Rate of a chemical reaction

Rate of a chemical reaction:

The rate of a chemical reaction is a measure of speed with which the reactants are converted into products. It may be defined as the change in any one of the reactants or products per unit time. For example,

A  ———->  B

The rate of the reaction may be expressed in either of the following two ways:

1) The rate of disappearance or decrease in concentration of A (reactants).

Rate of reaction = Decrease in concentration of A / Time taken

2) The rate of increase in concentration of B (products).

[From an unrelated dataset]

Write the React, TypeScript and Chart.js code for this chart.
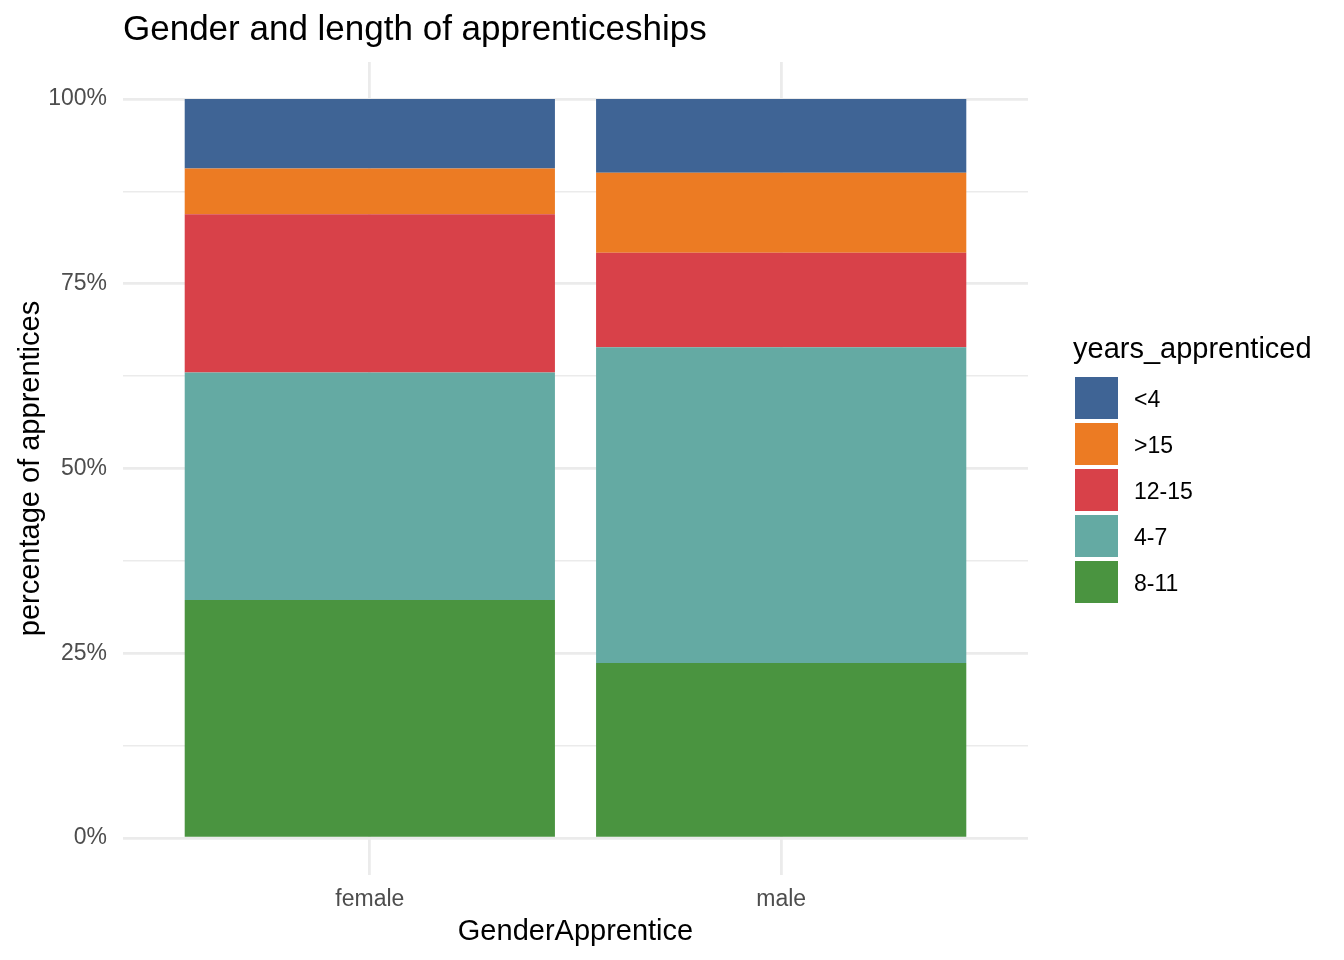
import React, { useEffect, useRef } from 'react';
import { Chart, registerables } from 'chart.js';

Chart.register(...registerables);

// categories on the x axis
const genders = ['female', 'male'];

// stacked from the bottom up
const groups = ['8-11', '4-7', '12-15', '>15', '<4'];
const groupColors = ['#4A9440', '#64AAA3', '#D84149', '#EC7B23', '#3F6495'];

// percent of apprentices per group, [female, male]
const share811 = [32.2, 23.7];
const share47 = [30.8, 42.7];
const share1215 = [21.4, 12.8];
const share15plus = [6.2, 10.8];
const shareUnder4 = [9.4, 10.0];

const yTicks = [0, 12.5, 25, 37.5, 50, 62.5, 75, 87.5, 100];
const yLabelTicks = [0, 25, 50, 75, 100];

const FONT = '"Liberation Sans", Arial, Helvetica, sans-serif';
const GRID = '#EBEBEB';

const titlePlugin = {
    id: 'plotTitle',
    afterDraw(chart: any) {
        const { ctx, chartArea } = chart;
        ctx.save();
        ctx.font = `35px ${FONT}`;
        ctx.fillStyle = '#000000';
        ctx.textAlign = 'left';
        ctx.textBaseline = 'alphabetic';
        ctx.fillText('Gender and length of apprenticeships', chartArea.left, 40);
        ctx.restore();
    },
};

const legendPlugin = {
    id: 'sideLegend',
    afterDraw(chart: any) {
        const { ctx, chartArea } = chart;
        const mid = chart.height / 2;
        const x0 = chartArea.right + 47;
        ctx.save();
        ctx.font = `29px ${FONT}`;
        ctx.fillStyle = '#000000';
        ctx.textAlign = 'left';
        ctx.textBaseline = 'alphabetic';
        ctx.fillText('years_apprenticed', x0 - 2, mid - 122);

        const items = [...chart.data.datasets].reverse();
        let top = mid - 103;
        ctx.font = `23px ${FONT}`;
        ctx.textBaseline = 'middle';
        items.forEach((ds: any) => {
            ctx.fillStyle = ds.backgroundColor;
            ctx.fillRect(x0, top, 43, 42);
            ctx.fillStyle = '#000000';
            ctx.fillText(ds.label, x0 + 59, top + 24);
            top += 46;
        });
        ctx.restore();
    },
};

const App: React.FC = () => {
    const canvasRef = useRef<HTMLCanvasElement | null>(null);

    useEffect(() => {
        if (!canvasRef.current) return;
        const series = [share811, share47, share1215, share15plus, shareUnder4];

        const chart = new Chart(canvasRef.current, {
            type: 'bar',
            data: {
                datasets: groups.map((g, i) => ({
                    label: g,
                    data: series[i].map((v, j) => ({ x: j + 1, y: v })),
                    backgroundColor: groupColors[i],
                    borderWidth: 0,
                    categoryPercentage: 0.9,
                    barPercentage: 1.0,
                })),
            },
            options: {
                animation: false,
                responsive: true,
                maintainAspectRatio: false,
                layout: { padding: { top: 62, right: 316, left: 0, bottom: 0 } },
                font: { family: FONT },
                plugins: {
                    legend: { display: false },
                    title: { display: false },
                    tooltip: { enabled: false },
                },
                scales: {
                    x: {
                        type: 'linear',
                        min: 0.4,
                        max: 2.6,
                        offset: false,
                        stacked: true,
                        afterBuildTicks: (scale: any) => {
                            scale.ticks = genders.map((_, i) => ({ value: i + 1 }));
                        },
                        afterFit: (scale: any) => {
                            scale.height = 85;
                        },
                        ticks: {
                            autoSkip: false,
                            padding: 11,
                            color: '#4D4D4D',
                            font: { family: FONT, size: 23 },
                            callback: (v: any) => genders[Math.round(Number(v)) - 1] ?? '',
                        },
                        grid: { color: GRID, lineWidth: 2.8, drawTicks: false, offset: false },
                        border: { display: false },
                        title: {
                            display: true,
                            text: 'GenderApprentice',
                            color: '#000000',
                            font: { family: FONT, size: 29, lineHeight: 1 },
                            padding: { top: 0, bottom: 14 },
                        },
                    },
                    y: {
                        type: 'linear',
                        min: -5,
                        max: 105,
                        stacked: true,
                        afterBuildTicks: (scale: any) => {
                            scale.ticks = yTicks.map(v => ({ value: v }));
                        },
                        afterFit: (scale: any) => {
                            scale.width = 123;
                        },
                        ticks: {
                            autoSkip: false,
                            padding: 16,
                            color: '#4D4D4D',
                            font: { family: FONT, size: 23 },
                            callback: (v: any) => (yLabelTicks.includes(Number(v)) ? `${v}%` : ''),
                        },
                        grid: {
                            color: GRID,
                            drawTicks: false,
                            lineWidth: (c: any) =>
                                c.tick && yLabelTicks.includes(c.tick.value) ? 2.8 : 1.4,
                        },
                        border: { display: false },
                        title: {
                            display: true,
                            text: 'percentage of apprentices',
                            color: '#000000',
                            font: { family: FONT, size: 29, lineHeight: 1 },
                            padding: { top: 16, bottom: 0 },
                        },
                    },
                },
            },
            plugins: [titlePlugin, legendPlugin],
        });

        return () => {
            chart.destroy();
        };
    }, []);

    return (
        <div style={{ position: 'absolute', left: 0, top: 0, width: 1344, height: 960, background: '#ffffff' }}>
            <canvas ref={canvasRef} />
        </div>
    );
};

export default App;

Rate of reaction =Increase in concentration of B / Time taken

The decrease or increase in the concentration of reactants or products may also be expressed in terms of change in their concentration during the time interval, Δt, as

Rate of reaction (r) =Δ[A] /Δt

Or,

Rate of reaction (r) = Δ[B] / Δt

Where Δ[A] gives the decrease in concentration of A and Δ[B] represents increase in concentration of B. The square brackets [ ] around the substances are used to express the molar concentration (mol/litre). It may be noted that in the case of concentration of reactants minus sign is used. This implies that the concentration of reactants is decreasing with time. Therefore,                                                Rate of reaction(r) = – Δ[A] /Δt = + Δ[B] /Δt

Reaction involving same stoichiometric coefficients of reactants and products:

Let us consider a gaseous reaction between NO₂ and CO.

NO₂ (g) + CO (g)  ———–> NO (g) + CO₂ (g)

In the above reaction, as the reactants and products appear in same stoichiometric proportions, therefore, the rate of reaction may be expressed in terms of rate of disappearance of NO₂ or CO or alternatively, by the rate of appearance of NO or CO₂. Thus, rate of reaction is given by-

Rate of reaction (r) = [rate of disappearance of NO₂] = [rate of disappearance of CO]

= [rate of appearance of NO] = [rate of appearance of CO₂].

Rate of reaction (r) = – Δ [NO₂] / Δt   = – Δ [CO]/Δt  = + Δ [NO]/ Δt  = +Δ [CO₂]/Δt

Since, NO₂ is a deep radish brown gas; the rate of this reaction can be followed more easily by measuring the change in the intensity of colour of gaseous mixture in a given interval of time.

Reaction involving different stoichiometric coefficients of reactants and products:

Consider the reaction between hydrogen and iodine to give HI.

H₂ (g) + I₂ (g)   ———> 2HI (g)

In this case, one mole of H₂ reacts with one mole of I₂ to form 2 moles of HI. This means that the rates of disappearance of H₂ and I₂ are same but the rate of appearance of HI must be twice the rate of disappearance of H₂ and I₂. Thus,

2 Rate of disappearance of H₂ = 2 Rate of disappearance of I₂ = Rate of appearance of HI

To get unique value of the reaction rate (independent of the concentration terms chosen), we divide the rate of reaction defined with any of the reactants or products by the stoichiometric coefficient of that reactant or product involved in the reaction. Thus, for the above reaction,

Rate of reaction (r) = -Δ[H₂] / Δt = – Δ [I₂] /Δt  = +1Δ [HI] / 2Δt

Similarly, for a general reaction,

aA+ bB  ——–> cC + dD

Rate of reaction (r) = 1Δ [A] / a Δt = –1Δ [B]/ b Δt = +1Δ [C] /cΔt =+1 Δ [D / d Δt                 

 Average Rate and Instantaneous Rate:

Average rate of a reaction is defined as the rate of change of concentration per unit time. It is calculated by dividing the total change in concentration of any one of the reactant or products by the total time taken to complete the reaction. Therefore,

Average Rate (r_avg) = Total change in concentration / Time Intervals= ΔX / Δt

The concept of mechanical speed cannot be applied in measuring the rates of reactions as the rate depends upon the concentration of the reactants. As the reaction proceeds, the concentration of the reactants keeps on decreasing. Thus, the rate cannot be determined simply by dividing the total change in concentration by the time taken as in case of mechanical speed.

On the other hand, the rate of reaction may be expressed at a particular instant of time. Therefore, rate of reaction may be defined as the rate of change of concentration of any one of the reactants or products at a particular instant of time for a given temperature.

Such a reaction rate is also known as instantaneous rate. For this purpose the time interval At is made as small as possible so that rate of reaction remains almost constant during that time interval. Therefore, instantaneous rate may be expressed by dx/dt instant of Δx/Δt.